Toxic and terminal: How the regulation of coal-fired power stations fails Australian communities

Air pollution from Australia’s ageing and increasingly unreliable coal-burning power stations is responsible for 800 premature deaths, 14,000 asthma symptoms among children and 850 cases of low birth weight in newborns each year.

Coal-fired power stations are the biggest sources of nitrogen oxides (NOx) and sulfur dioxide (SO2) in Australia – some of the pollutants most toxic to human heath.

Australia’s current air pollution standards are not strong enough to protect human health. National air pollution limits currently exceed the World Health Organisation’s recommended thresholds and by international comparison, lag significantly. Much stricter standards have been adopted in most other countries, including the US, EU, and China.
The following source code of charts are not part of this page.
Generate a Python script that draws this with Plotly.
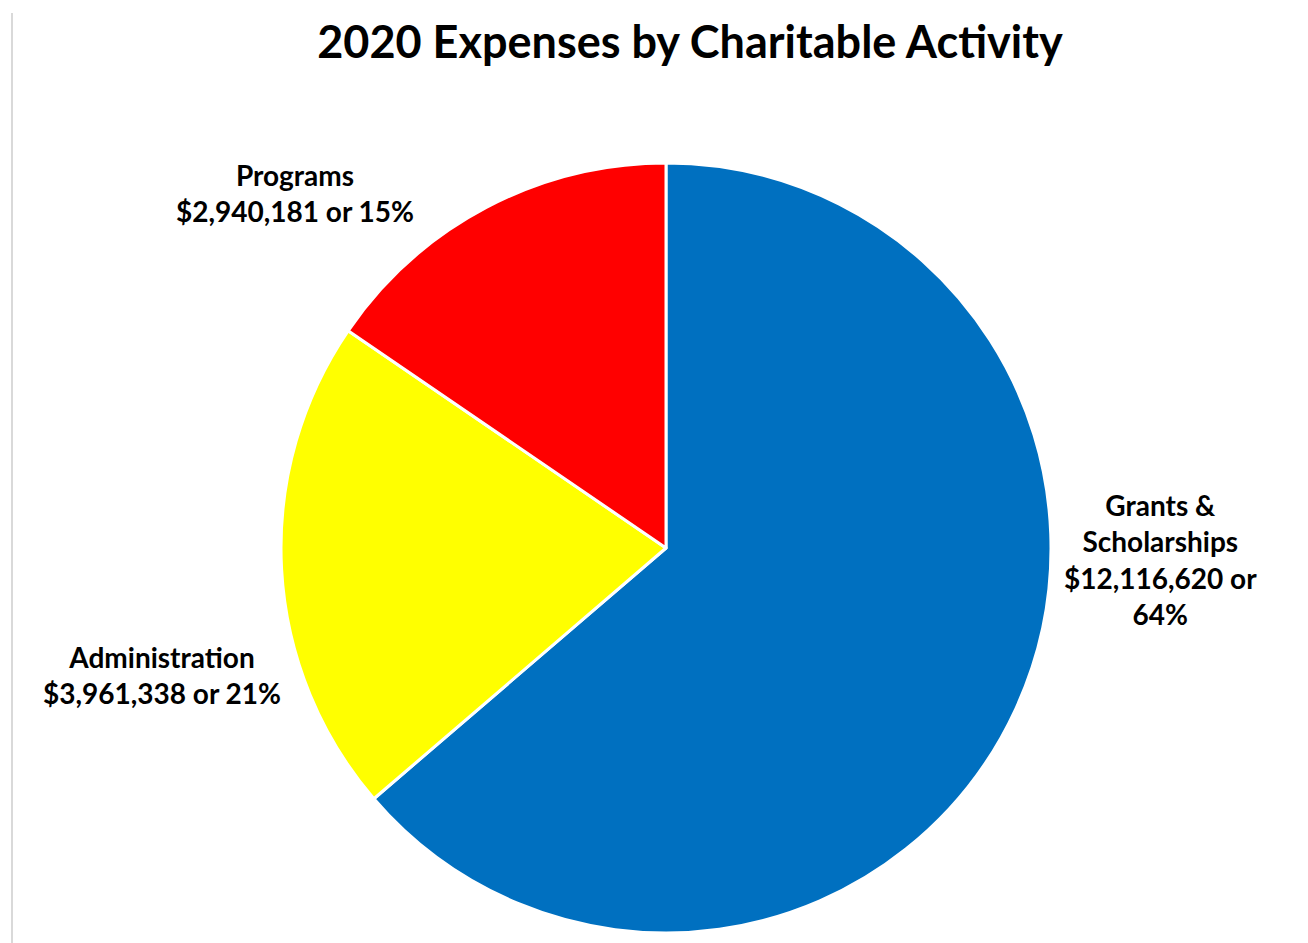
import plotly.graph_objects as go

categories = ["Grants & Scholarships", "Administration", "Programs"]
values = [12116620, 3961338, 2940181]
percent_labels = ["64%", "21%", "15%"]
colors = ["#0070C0", "#FFFF00", "#FF0000"]
title_text = "2020 Expenses by Charitable Activity"

W, H = 1308, 943
OFF = 8  # page body margin offset
cx, cy, R = 666 - OFF, 548 - OFF, 385

fig = go.Figure(go.Pie(
    labels=categories,
    values=values,
    sort=False,
    direction="clockwise",
    rotation=0,
    textinfo="none",
    hoverinfo="label+value+percent",
    marker=dict(colors=colors, line=dict(color="white", width=3)),
    domain=dict(x=[(cx - R) / W, (cx + R) / W], y=[1 - (cy + R) / H, 1 - (cy - R) / H]),
    showlegend=False,
))

label_text = {
    "Grants & Scholarships": "Grants &<br>Scholarships<br>${v:,} or<br>{p}",
    "Administration": "Administration<br>${v:,} or {p}",
    "Programs": "Programs<br>${v:,} or {p}",
}
label_pos = {
    "Grants & Scholarships": (1160, 559),
    "Administration": (162, 675),
    "Programs": (295, 193),
}

font_family = "Lato, 'Open Sans', sans-serif"
for cat, v, p in zip(categories, values, percent_labels):
    x, y = label_pos[cat]
    fig.add_annotation(
        x=(x - OFF) / W, y=1 - (y - OFF) / H, xref="paper", yref="paper",
        text="<b>" + label_text[cat].format(v=v, p=p) + "</b>",
        showarrow=False, xanchor="center", yanchor="middle", align="center",
        font=dict(family=font_family, size=28, color="black"),
    )

fig.add_shape(type="line", xref="paper", yref="paper",
              x0=(12 - OFF) / W, x1=(12 - OFF) / W, y0=0, y1=1 - (13 - OFF) / H,
              line=dict(color="#D9D9D9", width=2))

fig.update_layout(
    width=W, height=H,
    margin=dict(l=0, r=0, t=0, b=0),
    paper_bgcolor="white", plot_bgcolor="white",
    title=dict(text="<b>" + title_text + "</b>", x=(690 - OFF) / W, xanchor="center",
               y=1 - (42 - OFF) / H, yanchor="middle",
               font=dict(family=font_family, size=45, color="black")),
)

fig.write_html("out.html")
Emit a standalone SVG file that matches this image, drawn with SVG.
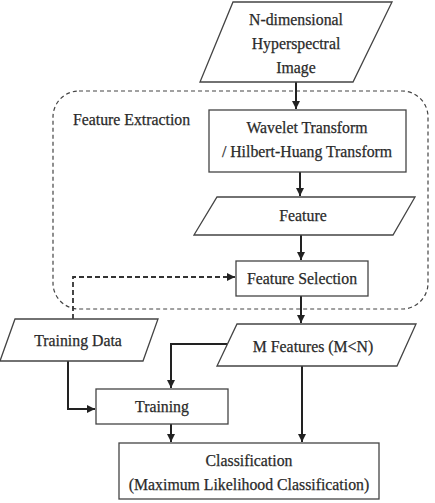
<svg xmlns="http://www.w3.org/2000/svg" width="435" height="503" viewBox="0 0 435 503">
<defs>
<marker id="ah" viewBox="0 0 10 10" refX="10" refY="5" markerWidth="8" markerHeight="8" markerUnits="userSpaceOnUse" orient="auto"><path d="M0,0 L10,5 L0,10 z" fill="#222"/></marker>
<style>
.shape{fill:#fff;stroke:#444;stroke-width:1.3}
text{font-family:'Liberation Serif','Times New Roman',serif;font-size:15.8px;fill:#2a2a2a;stroke:#2a2a2a;stroke-width:0.25;text-anchor:middle}
.c{fill:none;stroke:#222;stroke-width:2}
.d{fill:none;stroke:#333;stroke-width:1.8;stroke-dasharray:5,3}
</style>
</defs>
<rect width="435" height="503" fill="#fff"/>
<g id="feature-extraction">
<rect x="53" y="91" width="375" height="218" rx="26" ry="26" fill="none" stroke="#444" stroke-width="1.2" stroke-dasharray="4,3"/>
<text x="73" y="125" style="text-anchor:start">Feature Extraction</text>
</g>
<g id="connectors">
<path class="c" d="M296,82 V109" marker-end="url(#ah)"/>
<path class="c" d="M300,172 V196" marker-end="url(#ah)"/>
<path class="c" d="M301,235 V260" marker-end="url(#ah)"/>
<path class="c" d="M301,296 V323" marker-end="url(#ah)"/>
<path class="d" d="M73,319 V277 H235" marker-end="url(#ah)"/>
<path class="c" d="M227,344 H171 V388" marker-end="url(#ah)"/>
<path class="c" d="M68,361 V409 H95" marker-end="url(#ah)"/>
<path class="c" d="M171,424 V442" marker-end="url(#ah)"/>
<path class="c" d="M302,366 V442" marker-end="url(#ah)"/>
</g>
<g id="image">
<polygon class="shape" points="233,2 392,2 353,82 200,82"/>
<text x="296" y="25">N-dimensional</text>
<text x="296" y="49">Hyperspectral</text>
<text x="296" y="73">Image</text>
</g>
<g id="transform">
<rect class="shape" x="209" y="110" width="197" height="62"/>
<text x="307" y="133">Wavelet Transform</text>
<text x="307" y="157">/ Hilbert-Huang Transform</text>
</g>
<g id="feature">
<polygon class="shape" points="217,197 415,197 393,235 194,235"/>
<text x="303" y="221">Feature</text>
</g>
<g id="feature-selection">
<rect class="shape" x="236" y="261" width="132" height="35"/>
<text x="302" y="284">Feature Selection</text>
</g>
<g id="training-data">
<polygon class="shape" points="15,319 158,319 143,361 0,361"/>
<text x="78" y="346">Training Data</text>
</g>
<g id="m-features">
<polygon class="shape" points="237,324 416,324 397,366 217,366"/>
<text x="313" y="352">M Features (M&lt;N)</text>
</g>
<g id="training">
<rect class="shape" x="96" y="389" width="132" height="35"/>
<text x="162" y="412">Training</text>
</g>
<g id="classification">
<rect class="shape" x="119" y="443" width="260" height="56"/>
<text x="249" y="466">Classification</text>
<text x="249" y="490">(Maximum Likelihood Classification)</text>
</g>
</svg>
Our laws fail to address problems in pollution hotspots – like the Latrobe Valley, the Hunter Valley and the NSW Central Coast – where coal mines and coal-fired power stations, often exceed the limits for air pollution.

Read our report, Toxic and Terminal: How the regulation of coal-fired power stations is failing Australian communities, the result of exhaustive research, Freedom of Information searches, surveillance of Australia’s major power stations and advice from health experts and industry whistleblowers.

    The facts

    Coal-fired power stations emit more than 30 toxic substances and are Australia’s biggest source of fine particles (PM2.5), sulfur dioxide (SO2) and oxides of nitrogen (NOx).

    These substances cause and contribute to asthma, lung cancer, heart attacks, stroke, respiratory disease, headaches and nausea in nearby communities.


    In most cases emissions limits in Australia are much more lax than those in the US, EU and China. Mercury limits for some NSW power stations are 666 times higher than the US limits.

    Pollution reduction technologies that have been available for many years and are used overseas could significantly reduce power station emissions but are not in use in Australia.

    New coal-fired power stations, even those described as ‘ultra-super critical’ or ‘HELE’ (high efficiency, low emission) only marginally reduce toxic emissions.


    Despite much evidence of failure to comply with pollution licence conditions, no power station in Victoria, NSW or Queensland has been prosecuted for any offence in the past ten years (instead they have been issued with inadequate penalty notices).